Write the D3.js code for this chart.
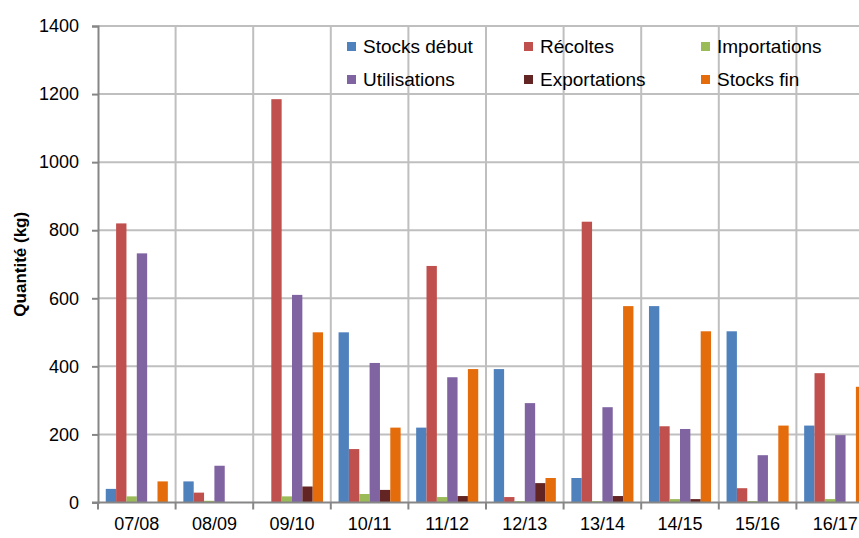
<!DOCTYPE html>
<html>
<head>
<meta charset="utf-8">
<script src="https://cdn.jsdelivr.net/npm/d3@7"></script>
<style>
body { margin: 0; background: #fff; }
svg { display: block; }
</style>
</head>
<body>
<script>
var w = 859;
var h = 538;

// data
var categories = ["07/08", "08/09", "09/10", "10/11", "11/12", "12/13", "13/14", "14/15", "15/16", "16/17"];
var seriesNames = ["Stocks début", "Récoltes", "Importations", "Utilisations", "Exportations", "Stocks fin"];
var stocksDebut  = [40, 62, 0, 500, 220, 392, 72, 577, 503, 226];
var recoltes     = [820, 29, 1185, 157, 695, 16, 825, 224, 42, 380];
var importations = [18, 5, 18, 25, 16, 4, 4, 10, 4, 10];
var utilisations = [732, 108, 610, 410, 368, 292, 280, 216, 139, 198];
var exportations = [0, 0, 47, 37, 19, 57, 19, 10, 0, 0];
var stocksFin    = [62, 0, 500, 220, 392, 72, 577, 503, 226, 340];
var yTicks = [0, 200, 400, 600, 800, 1000, 1200, 1400];

var seriesValues = [stocksDebut, recoltes, importations, utilisations, exportations, stocksFin];
var colors = ["#4F81BD", "#C0504D", "#9BBB59", "#8064A2", "#632523", "#E46C0A"];

var svg = d3.select("body").append("svg").attr("width", w).attr("height", h);

var left = 98, step = 77.6, plotTop = 26, plotBottom = 502.5;
var x0 = d3.scaleBand().domain(categories).range([left, left + step * categories.length]).padding(0);
var bw = x0.bandwidth();
var x1 = d3.scaleBand().domain(d3.range(seriesNames.length)).range([bw * 0.1, bw * 0.9]).padding(0);
var y = d3.scaleLinear().domain([0, 1400]).range([plotBottom, plotTop]);
var font = "'Liberation Sans', Arial, sans-serif";

// horizontal gridlines
svg.append("g").selectAll("line").data(yTicks.filter(function(d) { return d > 0; })).enter().append("line")
    .attr("x1", left).attr("x2", w)
    .attr("y1", function(d) { return y(d); }).attr("y2", function(d) { return y(d); })
    .attr("stroke", "#BFBFBF").attr("stroke-width", 2);

// vertical gridlines at category boundaries
svg.append("g").selectAll("line").data(categories.slice(1)).enter().append("line")
    .attr("x1", function(d) { return x0(d); }).attr("x2", function(d) { return x0(d); })
    .attr("y1", plotTop).attr("y2", plotBottom)
    .attr("stroke", "#BFBFBF").attr("stroke-width", 2);

// legend (no background, gridlines show through)
var legend = svg.append("g");
var legX = [347, 524, 701];
var legY = [47, 80];
seriesNames.forEach(function(name, i) {
    var lx = legX[i % 3], ly = legY[Math.floor(i / 3)];
    legend.append("rect").attr("x", lx).attr("y", ly - 5).attr("width", 9).attr("height", 9).attr("fill", colors[i]);
    legend.append("text").attr("x", lx + 16).attr("y", ly + 6)
        .attr("font-family", font).attr("font-size", "19px").attr("fill", "#000").text(name);
});

// bars
var groups = svg.append("g").selectAll("g").data(categories).enter().append("g")
    .attr("transform", function(d) { return "translate(" + x0(d) + ",0)"; });
groups.selectAll("rect").data(function(d, ci) {
        return seriesValues.map(function(vals, si) { return {s: si, v: vals[ci]}; });
    }).enter().append("rect")
    .attr("x", function(d) { return x1(d.s); })
    .attr("width", x1.bandwidth())
    .attr("y", function(d) { return y(d.v); })
    .attr("height", function(d) { return y(0) - y(d.v); })
    .attr("fill", function(d) { return colors[d.s]; });

// y axis
var yA = d3.axisLeft(y).tickValues(yTicks).tickFormat(d3.format("d")).tickSize(6).tickPadding(13);
var gy = svg.append("g").attr("transform", "translate(" + left + ",0)").call(yA);
gy.select(".domain").attr("stroke", "#868686").attr("stroke-width", 2);
gy.selectAll(".tick line").attr("stroke", "#868686").attr("stroke-width", 2);
gy.selectAll("text").attr("font-family", font).attr("font-size", "18px").attr("fill", "#000");

// x axis line and boundary ticks
svg.append("line").attr("x1", left - 6).attr("x2", w).attr("y1", plotBottom).attr("y2", plotBottom)
    .attr("stroke", "#868686").attr("stroke-width", 2);
svg.append("g").selectAll("line").data(categories).enter().append("line")
    .attr("x1", function(d) { return x0(d); }).attr("x2", function(d) { return x0(d); })
    .attr("y1", plotBottom).attr("y2", plotBottom + 7)
    .attr("stroke", "#868686").attr("stroke-width", 2);

var xA = d3.axisBottom(x0).tickSize(0).tickPadding(15);
var gx = svg.append("g").attr("transform", "translate(0," + plotBottom + ")").call(xA);
gx.select(".domain").remove();
gx.selectAll("text").attr("font-family", font).attr("font-size", "18px").attr("fill", "#000");

// y axis title
svg.append("text")
    .attr("transform", "translate(26," + ((plotTop + plotBottom) / 2) + ") rotate(-90)")
    .attr("text-anchor", "middle")
    .attr("font-family", font).attr("font-size", "17px").attr("font-weight", "bold")
    .text("Quantité (kg)");
</script>
</body>
</html>
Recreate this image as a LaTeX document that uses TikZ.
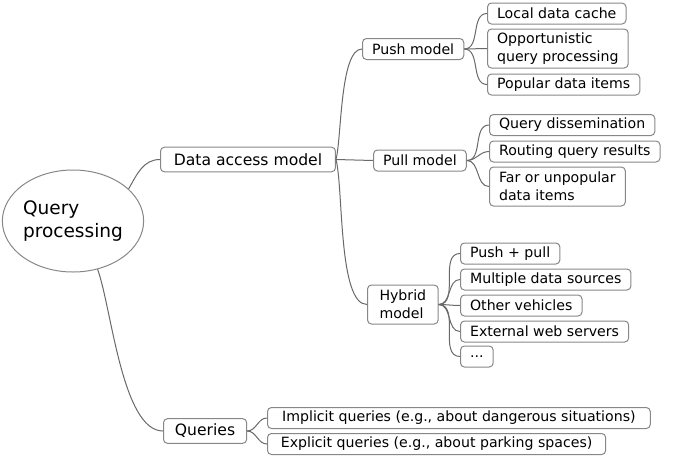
\documentclass[tikz,border=0pt]{standalone}
\usepackage{fontspec}
\setmainfont{DejaVu Sans}
\usetikzlibrary{shapes.geometric}
\definecolor{linegray}{RGB}{105,105,105}
\definecolor{boxgray}{RGB}{135,135,135}
\begin{document}
\begin{tikzpicture}[x=0.75pt,y=0.75pt]
  \useasboundingbox (0,0) rectangle (674,-457);
  \node[draw=boxgray,line width=0.75pt,ellipse,minimum width=93pt,minimum height=76.5pt,inner sep=0pt,align=left,font=\fontsize{13.9}{17.25}\selectfont] (qp) at (73,-221) {Query\\processing};
  \begin{scope}[every node/.style={draw=boxgray,line width=0.75pt,rounded corners=3pt,anchor=west,inner xsep=8.6pt,inner ysep=0pt,minimum height=18.5pt,font=\fontsize{11.7}{14}\selectfont}]
  \node[inner xsep=10pt] (access) at (160,-159.5) {Data access model};
  \node (queries) at (163,-431) {Queries};
  \end{scope}
  \begin{scope}[every node/.style={draw=boxgray,line width=0.75pt,rounded corners=3pt,anchor=west,inner xsep=7.2pt,inner ysep=0pt,minimum height=15.75pt,align=left,font=\fontsize{10.6}{13.5}\selectfont}]
  \node (push) at (362,-49) {Push model};
  \node (pull) at (373,-160.5) {Pull model};
  \node[minimum height=29.25pt,minimum width=53pt] (hybrid) at (367,-304.5) {Hybrid\\model};
  \node (cache) at (487,-13.5) {Local data cache};
  \node[minimum height=29.25pt] (opport) at (487,-48.5) {Opportunistic\\query processing};
  \node (popular) at (487,-84.5) {Popular data items};
  \node (dissem) at (489,-125) {Query dissemination};
  \node (routing) at (489,-151.5) {Routing query results};
  \node[minimum height=29.25pt] (far) at (489,-186.5) {Far or unpopular\\data items};
  \node (pushpull) at (460,-253.5) {Push + pull};
  \node (multi) at (460,-279.5) {Multiple data sources};
  \node (vehicles) at (460,-305.5) {Other vehicles};
  \node (websrv) at (460,-331.5) {External web servers};
  \node (more) at (460,-356.5) {...};
  \node[inner xsep=11pt] (implicit) at (267,-418) {Implicit queries (e.g., about dangerous situations)};
  \node[inner xsep=10pt] (explicit) at (267,-444) {Explicit queries (e.g., about parking spaces)};
  \end{scope}
  \begin{scope}[every edge/.style={draw=linegray,line width=0.75pt}]
  \path (qp.30) edge[out=60,in=180] (access.west);
  \path (qp.-63) edge[out=-70,in=180,looseness=0.6] (queries.west);
  \path (access.east) edge[out=75,in=180,looseness=0.5] (push.west);
  \path (access.east) edge (pull.west);
  \path (access.east) edge[out=-75,in=180,looseness=0.5] (hybrid.west);
  \path (push.east) edge[out=0,in=180] (cache.west);
  \path (push.east) edge[out=0,in=180] (opport.west);
  \path (push.east) edge[out=0,in=180] (popular.west);
  \path (pull.east) edge[out=0,in=180] (dissem.west);
  \path (pull.east) edge[out=0,in=180] (routing.west);
  \path (pull.east) edge[out=0,in=180] (far.west);
  \path (hybrid.east) edge[out=0,in=180] (pushpull.west);
  \path (hybrid.east) edge[out=0,in=180] (multi.west);
  \path (hybrid.east) edge[out=0,in=180] (vehicles.west);
  \path (hybrid.east) edge[out=0,in=180] (websrv.west);
  \path (hybrid.east) edge[out=0,in=180] (more.west);
  \path (queries.east) edge[out=0,in=180] (implicit.west);
  \path (queries.east) edge[out=0,in=180] (explicit.west);
  \end{scope}
\end{tikzpicture}
\end{document}
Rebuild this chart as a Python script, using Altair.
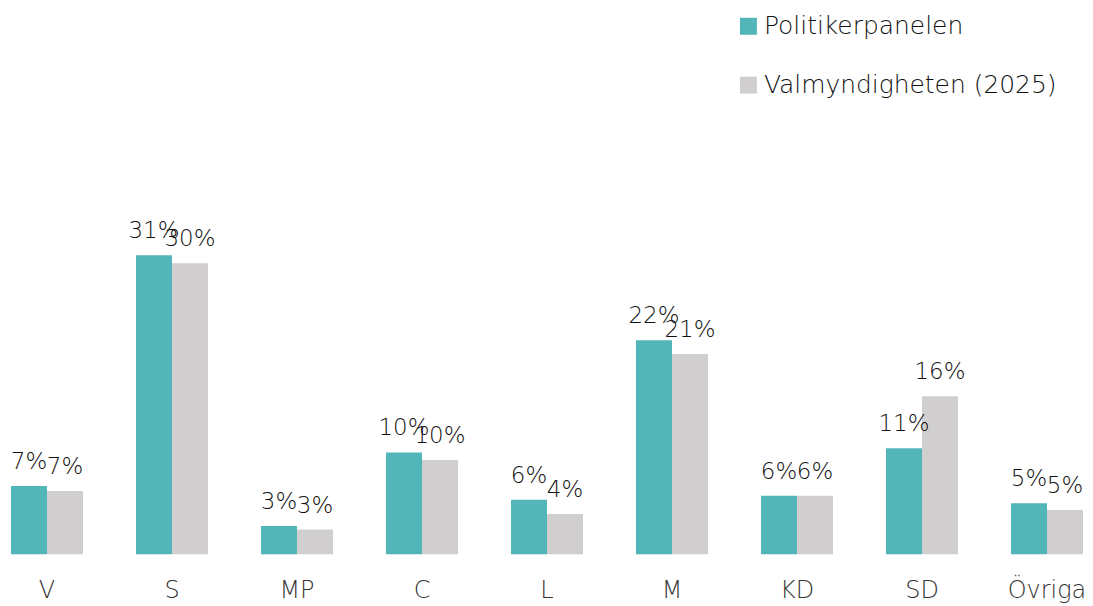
import altair as alt
import pandas as pd

parties = ["V", "S", "MP", "C", "L", "M", "KD", "SD", "Övriga"]
series = ["Politikerpanelen", "Valmyndigheten (2025)"]
politikerpanelen = [7.03, 30.75, 2.92, 10.48, 5.62, 22.03, 6.03, 10.92, 5.25]
valmyndigheten = [6.51, 29.95, 2.54, 9.69, 4.15, 20.6, 6.03, 16.26, 4.56]
colors = ["#52B6B9", "#D0CECF"]

rows = []
for i, p in enumerate(parties):
    rows.append({"party": p, "series": series[0], "value": politikerpanelen[i]})
    rows.append({"party": p, "series": series[1], "value": valmyndigheten[i]})
df = pd.DataFrame(rows)

FONT = "DejaVu Sans"
WEIGHT = 300

base = alt.Chart(df).encode(
    x=alt.X("party:N", sort=parties, title=None,
            scale=alt.Scale(paddingInner=0.424, paddingOuter=0),
            axis=alt.Axis(labelAngle=0, labelFontSize=24, labelColor="#333333",
                          labelFont=FONT, labelFontWeight=WEIGHT, domain=False,
                          ticks=False, tickSize=0, grid=False, labelPadding=24)),
    xOffset=alt.XOffset("series:N", sort=series, scale=alt.Scale(paddingInner=0, paddingOuter=0)),
    y=alt.Y("value:Q", title=None, scale=alt.Scale(domain=[0, 46.67], nice=False, zero=True),
            axis=None),
)

bars = base.mark_bar().encode(
    color=alt.Color("series:N", sort=series, title=None,
                    scale=alt.Scale(domain=series, range=colors),
                    legend=alt.Legend(orient="none", legendX=727, legendY=-87,
                                      symbolType="square", symbolSize=289,
                                      symbolStrokeWidth=0, labelFontSize=25,
                                      labelFont=FONT, labelFontWeight=WEIGHT,
                                      labelColor="#111111", labelOffset=3,
                                      labelLimit=0,
                                      rowPadding=33, padding=0)),
)

labels = base.mark_text(baseline="alphabetic", dy=-17, fontSize=23, font=FONT,
                        fontWeight=WEIGHT, color="#111111").transform_calculate(
    label="format(datum.value, '.0f') + '%'"
).encode(text="label:N")

chart = alt.layer(bars, labels).properties(
    width=1075, height=455,
    autosize=alt.AutoSizeParams(type="none"),
    padding={"left": 3, "top": 92, "right": 2, "bottom": 50},
).configure_view(stroke=None)

chart.save("out.html", embed_options={"renderer": "svg", "actions": False})
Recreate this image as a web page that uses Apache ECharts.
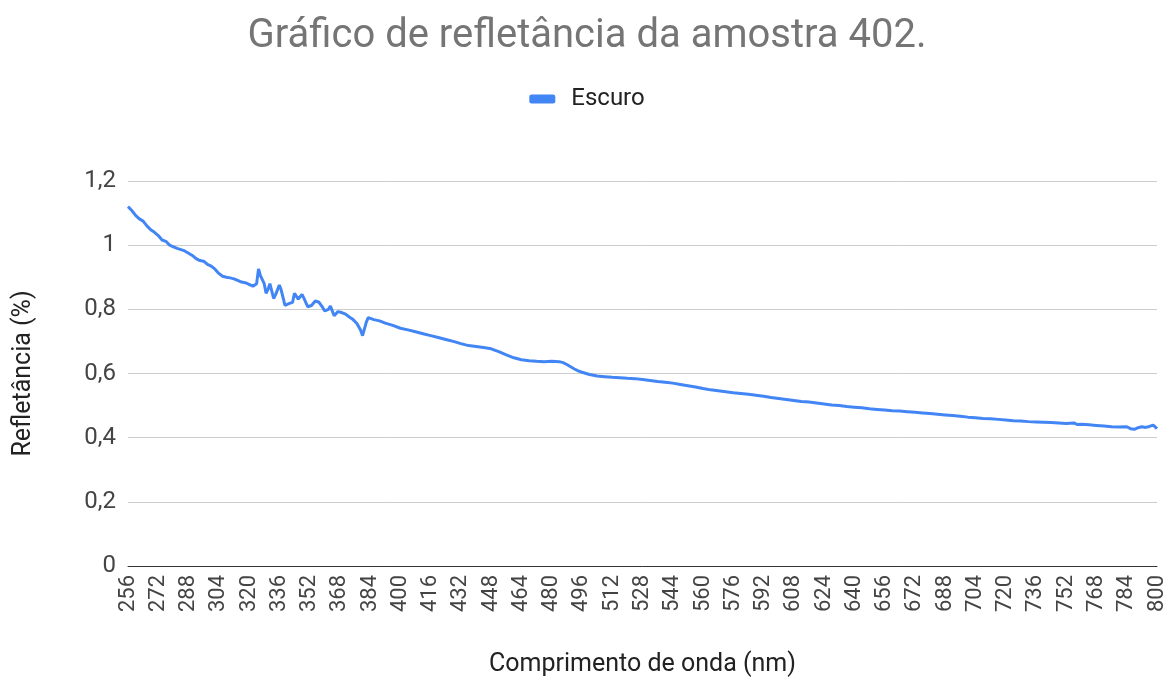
<!DOCTYPE html>
<html>
<head>
<meta charset="utf-8">
<script src="https://cdn.jsdelivr.net/npm/echarts@6/dist/echarts.min.js"></script>
<style>
  html, body { margin: 0; padding: 0; background: #fff; }
  #main { width: 1174px; height: 684px; }
</style>
</head>
<body>
<div id="main"></div>
<script>
// comprimento de onda (nm)
const wavelengths = [
  256, 258, 260, 262, 264, 266, 268, 270, 272, 274, 276, 278, 280, 282, 284, 286, 288, 290,
  292, 294, 296, 298, 300, 302, 304, 306, 308, 310, 312, 314, 316, 318, 320, 322, 324, 325,
  326, 328, 329, 330, 331, 333, 334, 336, 337, 339, 341, 343, 344, 346, 348, 349, 351, 353,
  355, 357, 359, 360, 362, 363, 365, 367, 369, 371, 373, 375, 377, 379, 380, 382, 383, 386,
  389, 392, 396, 400, 404, 408, 412, 416, 420, 424, 428, 432, 436, 440, 444, 448, 452, 456,
  460, 464, 468, 472, 476, 480, 484, 486, 488, 490, 492, 494, 496, 500, 504, 508, 512, 516,
  520, 524, 528, 532, 536, 540, 544, 548, 552, 556, 560, 564, 568, 572, 576, 580, 584, 588,
  592, 596, 600, 604, 608, 612, 616, 620, 624, 628, 632, 636, 640, 644, 648, 652, 656, 660,
  664, 668, 672, 676, 680, 684, 688, 692, 696, 700, 704, 708, 712, 716, 720, 724, 728, 732,
  736, 740, 744, 748, 752, 756, 758, 760, 764, 768, 772, 776, 780, 784, 786, 788, 790, 792,
  794, 796, 798, 800
];

// Escuro
const escuro = [
  1.120, 1.108, 1.093, 1.082, 1.075, 1.060, 1.048, 1.040, 1.030, 1.016, 1.012, 1.000, 0.995, 0.990, 0.986, 0.982, 0.975, 0.968,
  0.958, 0.952, 0.950, 0.940, 0.935, 0.925, 0.912, 0.903, 0.900, 0.898, 0.895, 0.890, 0.885, 0.883, 0.878, 0.872, 0.880, 0.926,
  0.905, 0.880, 0.850, 0.862, 0.880, 0.834, 0.845, 0.876, 0.860, 0.812, 0.818, 0.822, 0.850, 0.832, 0.846, 0.835, 0.808, 0.812,
  0.826, 0.822, 0.805, 0.795, 0.800, 0.810, 0.780, 0.793, 0.790, 0.785, 0.776, 0.768, 0.756, 0.735, 0.718, 0.760, 0.774, 0.768,
  0.764, 0.757, 0.750, 0.741, 0.736, 0.730, 0.724, 0.718, 0.712, 0.706, 0.700, 0.693, 0.687, 0.684, 0.681, 0.677, 0.668, 0.658,
  0.649, 0.643, 0.640, 0.638, 0.637, 0.638, 0.637, 0.634, 0.628, 0.621, 0.614, 0.608, 0.604, 0.597, 0.592, 0.590, 0.588, 0.587,
  0.585, 0.584, 0.581, 0.578, 0.575, 0.573, 0.570, 0.566, 0.562, 0.558, 0.553, 0.549, 0.546, 0.543, 0.540, 0.538, 0.535, 0.532,
  0.529, 0.525, 0.522, 0.519, 0.516, 0.513, 0.511, 0.508, 0.505, 0.502, 0.500, 0.497, 0.495, 0.493, 0.490, 0.488, 0.486, 0.484,
  0.483, 0.481, 0.479, 0.477, 0.475, 0.473, 0.471, 0.469, 0.467, 0.464, 0.462, 0.460, 0.459, 0.457, 0.455, 0.453, 0.452, 0.450,
  0.449, 0.448, 0.447, 0.446, 0.444, 0.446, 0.441, 0.442, 0.440, 0.438, 0.436, 0.434, 0.433, 0.434, 0.428, 0.426, 0.431, 0.434,
  0.432, 0.435, 0.439, 0.428
];

const chartDom = document.getElementById('main');
const myChart = echarts.init(chartDom);

const points = wavelengths.map(function (w, i) { return [w, escuro[i]]; });

const option = {
  animation: false,
  backgroundColor: '#ffffff',
  textStyle: { fontFamily: 'Roboto, Arial, sans-serif' },
  title: {
    text: 'Gráfico de refletância da amostra 402.',
    left: 'center',
    top: 12,
    textStyle: { fontSize: 40, fontWeight: 'normal', color: '#757575', fontFamily: 'Roboto, Arial, sans-serif' }
  },
  legend: {
    data: ['Escuro'],
    top: 82,
    left: 'center',
    icon: 'roundRect',
    itemWidth: 26,
    itemHeight: 9,
    itemGap: 10,
    itemStyle: { borderWidth: 0 },
    textStyle: { fontSize: 24, color: '#222222', padding: [0, 0, 0, 11] }
  },
  grid: {
    left: 128,
    right: 17,
    top: 181,
    bottom: 118,
    containLabel: false
  },
  xAxis: {
    type: 'value',
    min: 256,
    max: 800,
    interval: 16,
    name: 'Comprimento de onda (nm)',
    nameLocation: 'middle',
    nameGap: 86,
    nameTextStyle: { fontSize: 25, color: '#222222' },
    axisLine: { show: true, lineStyle: { color: '#333333', width: 1 } },
    axisTick: { show: false },
    splitLine: { show: false },
    axisLabel: { rotate: 90, fontSize: 22, color: '#444444', margin: 9, showMinLabel: true, showMaxLabel: true }
  },
  yAxis: {
    type: 'value',
    min: 0,
    max: 1.2,
    interval: 0.2,
    name: 'Refletância (%)',
    nameLocation: 'middle',
    nameGap: 92,
    nameRotate: 90,
    nameTextStyle: { fontSize: 25, color: '#222222' },
    axisLine: { show: false },
    axisTick: { show: false },
    splitLine: { lineStyle: { color: '#cccccc', width: 1 } },
    axisLabel: {
      fontSize: 24,
      color: '#444444',
      margin: 12,
      formatter: function (v) { return String(+v.toFixed(1)).replace('.', ','); }
    }
  },
  series: [
    {
      name: 'Escuro',
      type: 'line',
      data: points,
      showSymbol: false,
      symbol: 'none',
      itemStyle: { color: '#4285F4' },
      lineStyle: { color: '#4285F4', width: 3 }
    }
  ]
};

myChart.setOption(option);
window.onresize = myChart.resize;
</script>
</body>
</html>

_What to work on:_ Gather up the lines that contain the word "script".

_Task output:_
<script src="https://cdn.jsdelivr.net/npm/d3@7"></script>
<script>
</script>
Rebuild this chart as a Python script, using Altair.
<script src="https://cdn.jsdelivr.net/npm/echarts@6/dist/echarts.min.js"></script>
<script>
</script>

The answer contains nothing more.